__WHAT IS BEING ASKED__: Exactly reproduce all the records, keeping pictures out of the copy.

__SUPPLIED RECORDS__:
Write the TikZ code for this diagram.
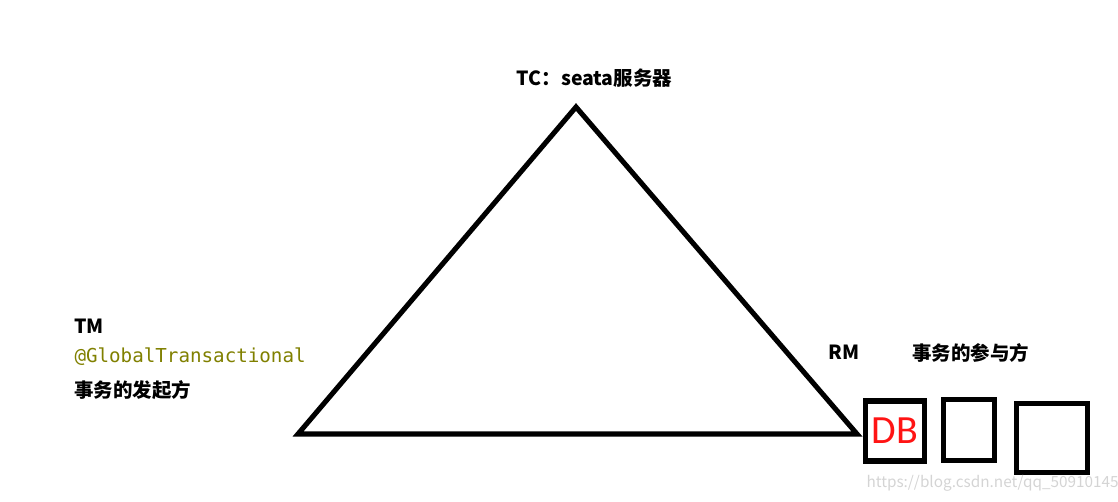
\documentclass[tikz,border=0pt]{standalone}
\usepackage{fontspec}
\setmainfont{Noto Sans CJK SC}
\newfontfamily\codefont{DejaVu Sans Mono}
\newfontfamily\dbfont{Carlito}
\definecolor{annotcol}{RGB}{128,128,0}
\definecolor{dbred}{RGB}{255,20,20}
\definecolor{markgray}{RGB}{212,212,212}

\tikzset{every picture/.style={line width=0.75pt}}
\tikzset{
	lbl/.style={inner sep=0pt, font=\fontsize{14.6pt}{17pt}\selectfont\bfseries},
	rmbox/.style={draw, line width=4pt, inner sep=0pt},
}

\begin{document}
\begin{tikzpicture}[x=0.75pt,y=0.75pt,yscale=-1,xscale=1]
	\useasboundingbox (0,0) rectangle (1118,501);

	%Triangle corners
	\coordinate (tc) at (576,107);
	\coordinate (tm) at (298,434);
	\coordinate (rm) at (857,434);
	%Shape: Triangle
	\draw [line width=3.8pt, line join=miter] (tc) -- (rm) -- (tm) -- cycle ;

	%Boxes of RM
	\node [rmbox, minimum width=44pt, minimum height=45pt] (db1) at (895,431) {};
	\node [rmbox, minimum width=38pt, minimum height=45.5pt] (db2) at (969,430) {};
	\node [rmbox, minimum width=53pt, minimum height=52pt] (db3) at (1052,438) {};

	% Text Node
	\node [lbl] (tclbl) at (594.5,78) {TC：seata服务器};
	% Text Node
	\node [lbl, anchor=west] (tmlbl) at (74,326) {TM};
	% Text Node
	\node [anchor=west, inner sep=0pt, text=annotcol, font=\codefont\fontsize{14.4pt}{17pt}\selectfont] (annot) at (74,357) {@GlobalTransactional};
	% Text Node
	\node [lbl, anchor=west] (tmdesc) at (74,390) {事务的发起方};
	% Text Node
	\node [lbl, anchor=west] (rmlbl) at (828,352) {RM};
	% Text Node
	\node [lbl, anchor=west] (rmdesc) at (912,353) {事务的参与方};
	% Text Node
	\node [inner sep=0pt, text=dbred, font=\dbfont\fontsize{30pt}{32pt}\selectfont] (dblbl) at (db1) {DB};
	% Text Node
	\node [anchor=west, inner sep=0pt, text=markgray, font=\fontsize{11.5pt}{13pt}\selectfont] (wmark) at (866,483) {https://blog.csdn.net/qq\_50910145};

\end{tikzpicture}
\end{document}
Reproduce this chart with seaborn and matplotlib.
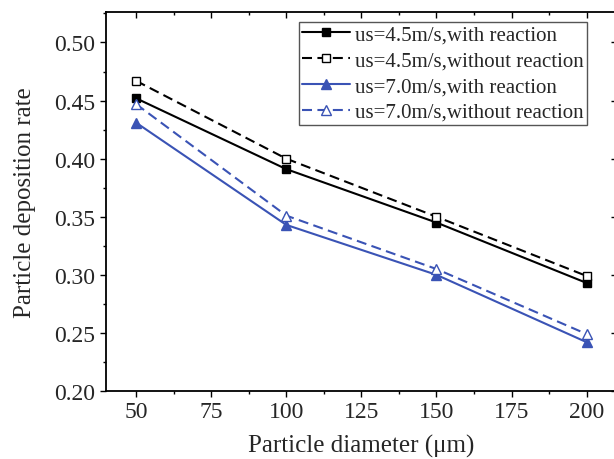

__SOLUTION TO THIS TASK__:
Write the TikZ code for this diagram.
\documentclass[tikz,border=0pt]{standalone}
\usepackage{fontspec}
\setmainfont{Noto Sans CJK SC}
\newfontfamily\codefont{DejaVu Sans Mono}
\newfontfamily\dbfont{Carlito}
\definecolor{annotcol}{RGB}{128,128,0}
\definecolor{dbred}{RGB}{255,20,20}
\definecolor{markgray}{RGB}{212,212,212}

\tikzset{every picture/.style={line width=0.75pt}}
\tikzset{
	lbl/.style={inner sep=0pt, font=\fontsize{14.6pt}{17pt}\selectfont\bfseries},
	rmbox/.style={draw, line width=4pt, inner sep=0pt},
}

\begin{document}
\begin{tikzpicture}[x=0.75pt,y=0.75pt,yscale=-1,xscale=1]
	\useasboundingbox (0,0) rectangle (1118,501);

	%Triangle corners
	\coordinate (tc) at (576,107);
	\coordinate (tm) at (298,434);
	\coordinate (rm) at (857,434);
	%Shape: Triangle
	\draw [line width=3.8pt, line join=miter] (tc) -- (rm) -- (tm) -- cycle ;

	%Boxes of RM
	\node [rmbox, minimum width=44pt, minimum height=45pt] (db1) at (895,431) {};
	\node [rmbox, minimum width=38pt, minimum height=45.5pt] (db2) at (969,430) {};
	\node [rmbox, minimum width=53pt, minimum height=52pt] (db3) at (1052,438) {};

	% Text Node
	\node [lbl] (tclbl) at (594.5,78) {TC：seata服务器};
	% Text Node
	\node [lbl, anchor=west] (tmlbl) at (74,326) {TM};
	% Text Node
	\node [anchor=west, inner sep=0pt, text=annotcol, font=\codefont\fontsize{14.4pt}{17pt}\selectfont] (annot) at (74,357) {@GlobalTransactional};
	% Text Node
	\node [lbl, anchor=west] (tmdesc) at (74,390) {事务的发起方};
	% Text Node
	\node [lbl, anchor=west] (rmlbl) at (828,352) {RM};
	% Text Node
	\node [lbl, anchor=west] (rmdesc) at (912,353) {事务的参与方};
	% Text Node
	\node [inner sep=0pt, text=dbred, font=\dbfont\fontsize{30pt}{32pt}\selectfont] (dblbl) at (db1) {DB};
	% Text Node
	\node [anchor=west, inner sep=0pt, text=markgray, font=\fontsize{11.5pt}{13pt}\selectfont] (wmark) at (866,483) {https://blog.csdn.net/qq\_50910145};

\end{tikzpicture}
\end{document}
Reproduce this chart with seaborn and matplotlib.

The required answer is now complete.